> Exercise objective
Repeat the material below exactly, with no pictures.

☆ ☆ ☆ ☆ ☆

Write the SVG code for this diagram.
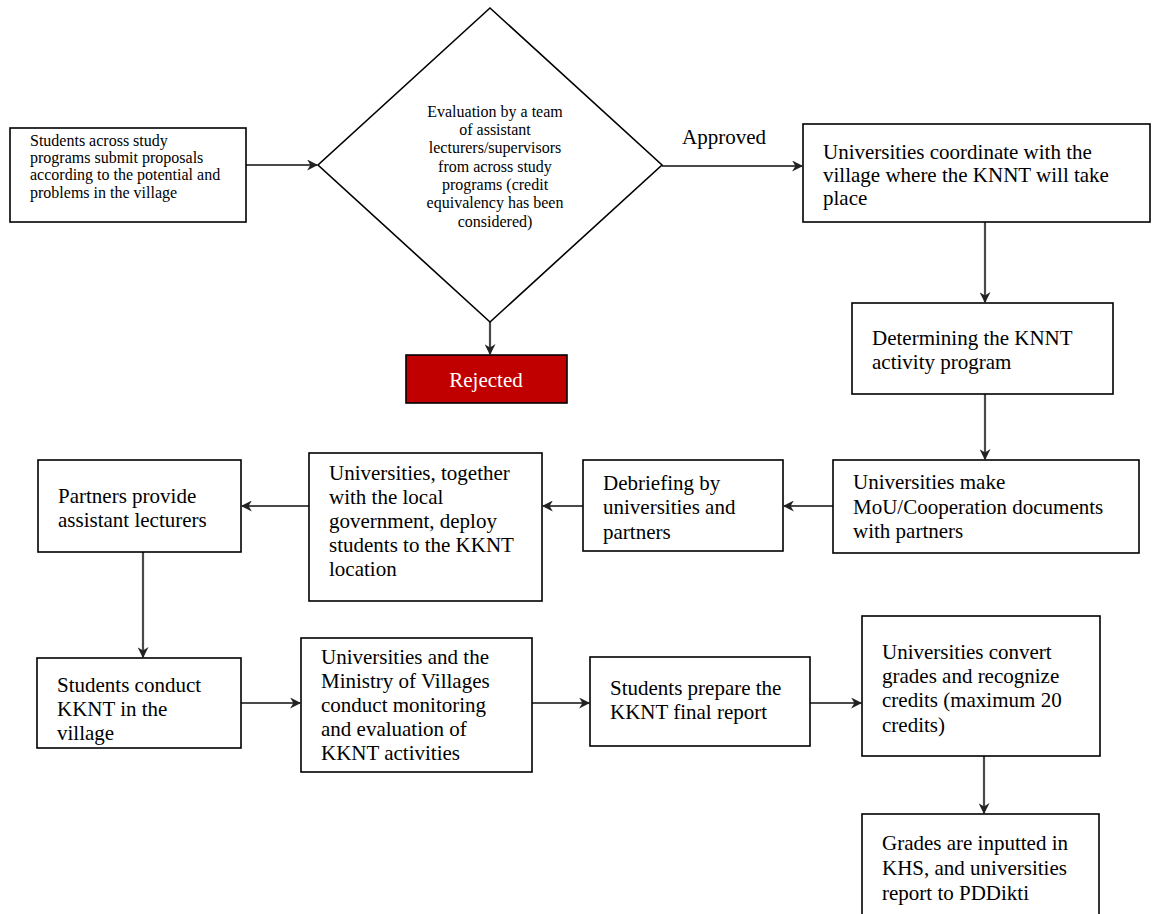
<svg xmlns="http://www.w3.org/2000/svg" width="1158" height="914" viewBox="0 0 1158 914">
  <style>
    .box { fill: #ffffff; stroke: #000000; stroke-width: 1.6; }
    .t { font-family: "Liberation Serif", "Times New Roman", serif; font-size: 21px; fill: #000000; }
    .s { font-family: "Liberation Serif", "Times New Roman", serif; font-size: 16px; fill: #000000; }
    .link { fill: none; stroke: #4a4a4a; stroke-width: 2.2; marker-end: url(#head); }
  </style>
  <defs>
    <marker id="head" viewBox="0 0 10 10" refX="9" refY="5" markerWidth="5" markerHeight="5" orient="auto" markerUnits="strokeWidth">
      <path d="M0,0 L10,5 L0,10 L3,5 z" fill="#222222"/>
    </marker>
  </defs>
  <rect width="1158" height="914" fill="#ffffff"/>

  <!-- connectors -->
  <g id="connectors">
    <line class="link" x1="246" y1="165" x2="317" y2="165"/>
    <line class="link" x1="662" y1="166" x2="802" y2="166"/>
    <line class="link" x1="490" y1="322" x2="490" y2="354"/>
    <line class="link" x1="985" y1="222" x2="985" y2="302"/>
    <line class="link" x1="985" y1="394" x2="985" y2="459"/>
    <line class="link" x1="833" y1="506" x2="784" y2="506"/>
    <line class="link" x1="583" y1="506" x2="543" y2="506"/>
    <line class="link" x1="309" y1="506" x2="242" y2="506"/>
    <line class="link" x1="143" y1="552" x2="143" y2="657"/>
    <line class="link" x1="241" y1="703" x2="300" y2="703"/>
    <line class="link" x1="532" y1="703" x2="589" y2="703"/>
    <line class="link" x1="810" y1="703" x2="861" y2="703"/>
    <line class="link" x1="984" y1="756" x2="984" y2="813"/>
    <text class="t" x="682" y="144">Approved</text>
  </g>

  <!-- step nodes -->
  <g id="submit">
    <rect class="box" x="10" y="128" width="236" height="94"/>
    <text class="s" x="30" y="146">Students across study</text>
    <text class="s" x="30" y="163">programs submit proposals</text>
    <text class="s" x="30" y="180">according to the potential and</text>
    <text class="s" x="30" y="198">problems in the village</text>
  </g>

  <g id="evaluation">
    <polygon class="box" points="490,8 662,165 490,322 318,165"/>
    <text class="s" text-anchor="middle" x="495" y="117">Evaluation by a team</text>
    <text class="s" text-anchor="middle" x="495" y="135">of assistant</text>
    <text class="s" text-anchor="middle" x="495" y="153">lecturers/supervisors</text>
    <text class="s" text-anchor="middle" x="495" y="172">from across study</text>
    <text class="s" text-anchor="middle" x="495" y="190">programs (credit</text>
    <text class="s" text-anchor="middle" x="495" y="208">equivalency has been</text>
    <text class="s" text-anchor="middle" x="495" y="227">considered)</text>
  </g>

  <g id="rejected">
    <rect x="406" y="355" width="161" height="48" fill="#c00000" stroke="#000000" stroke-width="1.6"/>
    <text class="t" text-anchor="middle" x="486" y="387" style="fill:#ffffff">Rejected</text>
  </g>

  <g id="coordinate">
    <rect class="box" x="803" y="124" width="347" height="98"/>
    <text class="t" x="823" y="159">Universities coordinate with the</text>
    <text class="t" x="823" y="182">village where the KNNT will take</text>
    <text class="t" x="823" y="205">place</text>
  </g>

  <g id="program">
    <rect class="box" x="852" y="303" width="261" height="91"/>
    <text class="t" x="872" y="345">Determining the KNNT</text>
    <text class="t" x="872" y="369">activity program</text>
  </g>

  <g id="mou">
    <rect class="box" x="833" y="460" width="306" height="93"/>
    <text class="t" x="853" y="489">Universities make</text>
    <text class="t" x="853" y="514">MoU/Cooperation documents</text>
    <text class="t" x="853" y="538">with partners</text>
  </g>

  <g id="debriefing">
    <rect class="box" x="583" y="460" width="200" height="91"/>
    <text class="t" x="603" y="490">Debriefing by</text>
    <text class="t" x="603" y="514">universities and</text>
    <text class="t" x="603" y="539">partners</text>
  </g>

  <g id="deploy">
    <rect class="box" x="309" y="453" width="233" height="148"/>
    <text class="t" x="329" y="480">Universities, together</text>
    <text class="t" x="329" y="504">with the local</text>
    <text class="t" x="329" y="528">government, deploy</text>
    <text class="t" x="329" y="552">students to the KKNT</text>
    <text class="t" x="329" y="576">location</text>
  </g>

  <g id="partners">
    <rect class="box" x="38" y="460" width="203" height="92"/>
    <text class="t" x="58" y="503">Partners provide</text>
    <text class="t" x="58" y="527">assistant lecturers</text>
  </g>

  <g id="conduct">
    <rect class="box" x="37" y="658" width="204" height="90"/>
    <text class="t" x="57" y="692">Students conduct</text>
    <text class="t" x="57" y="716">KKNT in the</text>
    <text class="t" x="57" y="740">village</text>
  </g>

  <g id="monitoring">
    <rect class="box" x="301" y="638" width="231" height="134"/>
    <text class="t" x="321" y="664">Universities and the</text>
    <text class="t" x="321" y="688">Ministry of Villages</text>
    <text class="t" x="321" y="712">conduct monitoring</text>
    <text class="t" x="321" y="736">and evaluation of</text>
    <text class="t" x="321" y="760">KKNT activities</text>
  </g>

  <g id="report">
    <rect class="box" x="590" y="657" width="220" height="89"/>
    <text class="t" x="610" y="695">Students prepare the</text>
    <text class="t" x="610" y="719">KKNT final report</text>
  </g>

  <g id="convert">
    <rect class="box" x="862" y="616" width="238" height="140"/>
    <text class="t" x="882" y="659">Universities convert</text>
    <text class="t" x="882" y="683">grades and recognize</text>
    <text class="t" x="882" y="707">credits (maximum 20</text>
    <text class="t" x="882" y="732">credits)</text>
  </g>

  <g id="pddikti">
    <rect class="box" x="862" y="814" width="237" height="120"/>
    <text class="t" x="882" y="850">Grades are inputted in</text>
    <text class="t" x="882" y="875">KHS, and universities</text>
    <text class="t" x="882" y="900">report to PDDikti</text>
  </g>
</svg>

☆ ☆ ☆ ☆ ☆

> Task response
Write the SVG code for this diagram.
<svg xmlns="http://www.w3.org/2000/svg" width="1158" height="914" viewBox="0 0 1158 914">
  <style>
    .box { fill: #ffffff; stroke: #000000; stroke-width: 1.6; }
    .t { font-family: "Liberation Serif", "Times New Roman", serif; font-size: 21px; fill: #000000; }
    .s { font-family: "Liberation Serif", "Times New Roman", serif; font-size: 16px; fill: #000000; }
    .link { fill: none; stroke: #4a4a4a; stroke-width: 2.2; marker-end: url(#head); }
  </style>
  <defs>
    <marker id="head" viewBox="0 0 10 10" refX="9" refY="5" markerWidth="5" markerHeight="5" orient="auto" markerUnits="strokeWidth">
      <path d="M0,0 L10,5 L0,10 L3,5 z" fill="#222222"/>
    </marker>
  </defs>
  <rect width="1158" height="914" fill="#ffffff"/>

  <!-- connectors -->
  <g id="connectors">
    <line class="link" x1="246" y1="165" x2="317" y2="165"/>
    <line class="link" x1="662" y1="166" x2="802" y2="166"/>
    <line class="link" x1="490" y1="322" x2="490" y2="354"/>
    <line class="link" x1="985" y1="222" x2="985" y2="302"/>
    <line class="link" x1="985" y1="394" x2="985" y2="459"/>
    <line class="link" x1="833" y1="506" x2="784" y2="506"/>
    <line class="link" x1="583" y1="506" x2="543" y2="506"/>
    <line class="link" x1="309" y1="506" x2="242" y2="506"/>
    <line class="link" x1="143" y1="552" x2="143" y2="657"/>
    <line class="link" x1="241" y1="703" x2="300" y2="703"/>
    <line class="link" x1="532" y1="703" x2="589" y2="703"/>
    <line class="link" x1="810" y1="703" x2="861" y2="703"/>
    <line class="link" x1="984" y1="756" x2="984" y2="813"/>
    <text class="t" x="682" y="144">Approved</text>
  </g>

  <!-- step nodes -->
  <g id="submit">
    <rect class="box" x="10" y="128" width="236" height="94"/>
    <text class="s" x="30" y="146">Students across study</text>
    <text class="s" x="30" y="163">programs submit proposals</text>
    <text class="s" x="30" y="180">according to the potential and</text>
    <text class="s" x="30" y="198">problems in the village</text>
  </g>

  <g id="evaluation">
    <polygon class="box" points="490,8 662,165 490,322 318,165"/>
    <text class="s" text-anchor="middle" x="495" y="117">Evaluation by a team</text>
    <text class="s" text-anchor="middle" x="495" y="135">of assistant</text>
    <text class="s" text-anchor="middle" x="495" y="153">lecturers/supervisors</text>
    <text class="s" text-anchor="middle" x="495" y="172">from across study</text>
    <text class="s" text-anchor="middle" x="495" y="190">programs (credit</text>
    <text class="s" text-anchor="middle" x="495" y="208">equivalency has been</text>
    <text class="s" text-anchor="middle" x="495" y="227">considered)</text>
  </g>

  <g id="rejected">
    <rect x="406" y="355" width="161" height="48" fill="#c00000" stroke="#000000" stroke-width="1.6"/>
    <text class="t" text-anchor="middle" x="486" y="387" style="fill:#ffffff">Rejected</text>
  </g>

  <g id="coordinate">
    <rect class="box" x="803" y="124" width="347" height="98"/>
    <text class="t" x="823" y="159">Universities coordinate with the</text>
    <text class="t" x="823" y="182">village where the KNNT will take</text>
    <text class="t" x="823" y="205">place</text>
  </g>

  <g id="program">
    <rect class="box" x="852" y="303" width="261" height="91"/>
    <text class="t" x="872" y="345">Determining the KNNT</text>
    <text class="t" x="872" y="369">activity program</text>
  </g>

  <g id="mou">
    <rect class="box" x="833" y="460" width="306" height="93"/>
    <text class="t" x="853" y="489">Universities make</text>
    <text class="t" x="853" y="514">MoU/Cooperation documents</text>
    <text class="t" x="853" y="538">with partners</text>
  </g>

  <g id="debriefing">
    <rect class="box" x="583" y="460" width="200" height="91"/>
    <text class="t" x="603" y="490">Debriefing by</text>
    <text class="t" x="603" y="514">universities and</text>
    <text class="t" x="603" y="539">partners</text>
  </g>

  <g id="deploy">
    <rect class="box" x="309" y="453" width="233" height="148"/>
    <text class="t" x="329" y="480">Universities, together</text>
    <text class="t" x="329" y="504">with the local</text>
    <text class="t" x="329" y="528">government, deploy</text>
    <text class="t" x="329" y="552">students to the KKNT</text>
    <text class="t" x="329" y="576">location</text>
  </g>

  <g id="partners">
    <rect class="box" x="38" y="460" width="203" height="92"/>
    <text class="t" x="58" y="503">Partners provide</text>
    <text class="t" x="58" y="527">assistant lecturers</text>
  </g>

  <g id="conduct">
    <rect class="box" x="37" y="658" width="204" height="90"/>
    <text class="t" x="57" y="692">Students conduct</text>
    <text class="t" x="57" y="716">KKNT in the</text>
    <text class="t" x="57" y="740">village</text>
  </g>

  <g id="monitoring">
    <rect class="box" x="301" y="638" width="231" height="134"/>
    <text class="t" x="321" y="664">Universities and the</text>
    <text class="t" x="321" y="688">Ministry of Villages</text>
    <text class="t" x="321" y="712">conduct monitoring</text>
    <text class="t" x="321" y="736">and evaluation of</text>
    <text class="t" x="321" y="760">KKNT activities</text>
  </g>

  <g id="report">
    <rect class="box" x="590" y="657" width="220" height="89"/>
    <text class="t" x="610" y="695">Students prepare the</text>
    <text class="t" x="610" y="719">KKNT final report</text>
  </g>

  <g id="convert">
    <rect class="box" x="862" y="616" width="238" height="140"/>
    <text class="t" x="882" y="659">Universities convert</text>
    <text class="t" x="882" y="683">grades and recognize</text>
    <text class="t" x="882" y="707">credits (maximum 20</text>
    <text class="t" x="882" y="732">credits)</text>
  </g>

  <g id="pddikti">
    <rect class="box" x="862" y="814" width="237" height="120"/>
    <text class="t" x="882" y="850">Grades are inputted in</text>
    <text class="t" x="882" y="875">KHS, and universities</text>
    <text class="t" x="882" y="900">report to PDDikti</text>
  </g>
</svg>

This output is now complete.